Please copy the lines below exactly, from the first one through the line showing "t_cccp = 5.36".

━━━━━ Given data

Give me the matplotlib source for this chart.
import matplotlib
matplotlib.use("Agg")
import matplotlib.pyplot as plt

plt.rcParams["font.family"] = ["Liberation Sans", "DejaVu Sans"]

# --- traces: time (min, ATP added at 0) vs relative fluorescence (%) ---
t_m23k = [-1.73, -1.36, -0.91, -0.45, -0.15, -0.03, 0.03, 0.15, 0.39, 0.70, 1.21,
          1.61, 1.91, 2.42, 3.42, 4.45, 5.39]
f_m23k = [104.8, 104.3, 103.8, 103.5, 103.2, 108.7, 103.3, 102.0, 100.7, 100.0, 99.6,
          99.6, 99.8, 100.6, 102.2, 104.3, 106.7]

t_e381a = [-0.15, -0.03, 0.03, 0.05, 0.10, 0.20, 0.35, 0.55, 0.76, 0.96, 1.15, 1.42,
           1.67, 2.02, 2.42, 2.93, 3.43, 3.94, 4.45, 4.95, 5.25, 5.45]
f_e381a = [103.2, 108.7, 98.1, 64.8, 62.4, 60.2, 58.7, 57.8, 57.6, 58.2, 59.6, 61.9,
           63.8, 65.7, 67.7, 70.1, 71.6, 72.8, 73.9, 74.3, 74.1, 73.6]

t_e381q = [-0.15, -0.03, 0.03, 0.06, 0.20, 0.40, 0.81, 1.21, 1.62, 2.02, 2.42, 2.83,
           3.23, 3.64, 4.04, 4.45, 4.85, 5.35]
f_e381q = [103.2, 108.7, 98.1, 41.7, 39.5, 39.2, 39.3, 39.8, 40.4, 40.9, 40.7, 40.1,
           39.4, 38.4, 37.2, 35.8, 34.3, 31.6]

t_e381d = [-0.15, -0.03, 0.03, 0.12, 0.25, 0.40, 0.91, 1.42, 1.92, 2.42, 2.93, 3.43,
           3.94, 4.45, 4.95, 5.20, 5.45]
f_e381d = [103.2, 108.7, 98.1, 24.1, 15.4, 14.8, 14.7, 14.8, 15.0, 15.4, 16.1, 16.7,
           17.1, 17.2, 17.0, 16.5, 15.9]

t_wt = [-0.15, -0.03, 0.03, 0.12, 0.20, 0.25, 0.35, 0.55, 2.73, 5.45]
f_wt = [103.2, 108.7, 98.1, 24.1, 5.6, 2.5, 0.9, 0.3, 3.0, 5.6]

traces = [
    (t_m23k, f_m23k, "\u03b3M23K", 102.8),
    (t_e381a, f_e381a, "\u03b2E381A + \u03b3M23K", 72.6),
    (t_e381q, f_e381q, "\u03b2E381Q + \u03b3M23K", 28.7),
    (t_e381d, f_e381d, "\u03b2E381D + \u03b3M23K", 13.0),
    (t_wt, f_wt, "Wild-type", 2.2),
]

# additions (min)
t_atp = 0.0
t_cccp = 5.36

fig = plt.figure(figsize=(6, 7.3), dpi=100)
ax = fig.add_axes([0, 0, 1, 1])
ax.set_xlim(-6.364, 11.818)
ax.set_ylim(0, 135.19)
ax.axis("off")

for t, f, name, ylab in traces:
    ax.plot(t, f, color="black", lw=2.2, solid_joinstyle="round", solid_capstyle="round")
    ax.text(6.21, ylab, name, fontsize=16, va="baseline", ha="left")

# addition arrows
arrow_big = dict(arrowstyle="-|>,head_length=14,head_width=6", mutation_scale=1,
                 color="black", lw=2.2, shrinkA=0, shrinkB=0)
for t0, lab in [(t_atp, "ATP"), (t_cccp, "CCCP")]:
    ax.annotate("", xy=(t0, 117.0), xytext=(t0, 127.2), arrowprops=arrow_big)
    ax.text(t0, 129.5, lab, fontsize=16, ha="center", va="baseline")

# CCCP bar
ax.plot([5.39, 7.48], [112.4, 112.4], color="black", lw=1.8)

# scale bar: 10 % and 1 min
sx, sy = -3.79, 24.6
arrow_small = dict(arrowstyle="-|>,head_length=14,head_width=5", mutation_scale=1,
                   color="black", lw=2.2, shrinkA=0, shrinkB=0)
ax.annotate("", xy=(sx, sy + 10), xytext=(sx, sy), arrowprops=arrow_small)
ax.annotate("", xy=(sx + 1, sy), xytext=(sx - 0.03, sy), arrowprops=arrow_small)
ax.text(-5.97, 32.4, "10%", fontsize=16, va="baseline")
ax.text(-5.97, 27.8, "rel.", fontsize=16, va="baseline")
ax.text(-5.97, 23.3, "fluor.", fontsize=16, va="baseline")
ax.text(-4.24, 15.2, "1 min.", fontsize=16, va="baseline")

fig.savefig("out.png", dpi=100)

━━━━━━━━━━

• [Answer]:
Give me the matplotlib source for this chart.
import matplotlib
matplotlib.use("Agg")
import matplotlib.pyplot as plt

plt.rcParams["font.family"] = ["Liberation Sans", "DejaVu Sans"]

# --- traces: time (min, ATP added at 0) vs relative fluorescence (%) ---
t_m23k = [-1.73, -1.36, -0.91, -0.45, -0.15, -0.03, 0.03, 0.15, 0.39, 0.70, 1.21,
          1.61, 1.91, 2.42, 3.42, 4.45, 5.39]
f_m23k = [104.8, 104.3, 103.8, 103.5, 103.2, 108.7, 103.3, 102.0, 100.7, 100.0, 99.6,
          99.6, 99.8, 100.6, 102.2, 104.3, 106.7]

t_e381a = [-0.15, -0.03, 0.03, 0.05, 0.10, 0.20, 0.35, 0.55, 0.76, 0.96, 1.15, 1.42,
           1.67, 2.02, 2.42, 2.93, 3.43, 3.94, 4.45, 4.95, 5.25, 5.45]
f_e381a = [103.2, 108.7, 98.1, 64.8, 62.4, 60.2, 58.7, 57.8, 57.6, 58.2, 59.6, 61.9,
           63.8, 65.7, 67.7, 70.1, 71.6, 72.8, 73.9, 74.3, 74.1, 73.6]

t_e381q = [-0.15, -0.03, 0.03, 0.06, 0.20, 0.40, 0.81, 1.21, 1.62, 2.02, 2.42, 2.83,
           3.23, 3.64, 4.04, 4.45, 4.85, 5.35]
f_e381q = [103.2, 108.7, 98.1, 41.7, 39.5, 39.2, 39.3, 39.8, 40.4, 40.9, 40.7, 40.1,
           39.4, 38.4, 37.2, 35.8, 34.3, 31.6]

t_e381d = [-0.15, -0.03, 0.03, 0.12, 0.25, 0.40, 0.91, 1.42, 1.92, 2.42, 2.93, 3.43,
           3.94, 4.45, 4.95, 5.20, 5.45]
f_e381d = [103.2, 108.7, 98.1, 24.1, 15.4, 14.8, 14.7, 14.8, 15.0, 15.4, 16.1, 16.7,
           17.1, 17.2, 17.0, 16.5, 15.9]

t_wt = [-0.15, -0.03, 0.03, 0.12, 0.20, 0.25, 0.35, 0.55, 2.73, 5.45]
f_wt = [103.2, 108.7, 98.1, 24.1, 5.6, 2.5, 0.9, 0.3, 3.0, 5.6]

traces = [
    (t_m23k, f_m23k, "\u03b3M23K", 102.8),
    (t_e381a, f_e381a, "\u03b2E381A + \u03b3M23K", 72.6),
    (t_e381q, f_e381q, "\u03b2E381Q + \u03b3M23K", 28.7),
    (t_e381d, f_e381d, "\u03b2E381D + \u03b3M23K", 13.0),
    (t_wt, f_wt, "Wild-type", 2.2),
]

# additions (min)
t_atp = 0.0
t_cccp = 5.36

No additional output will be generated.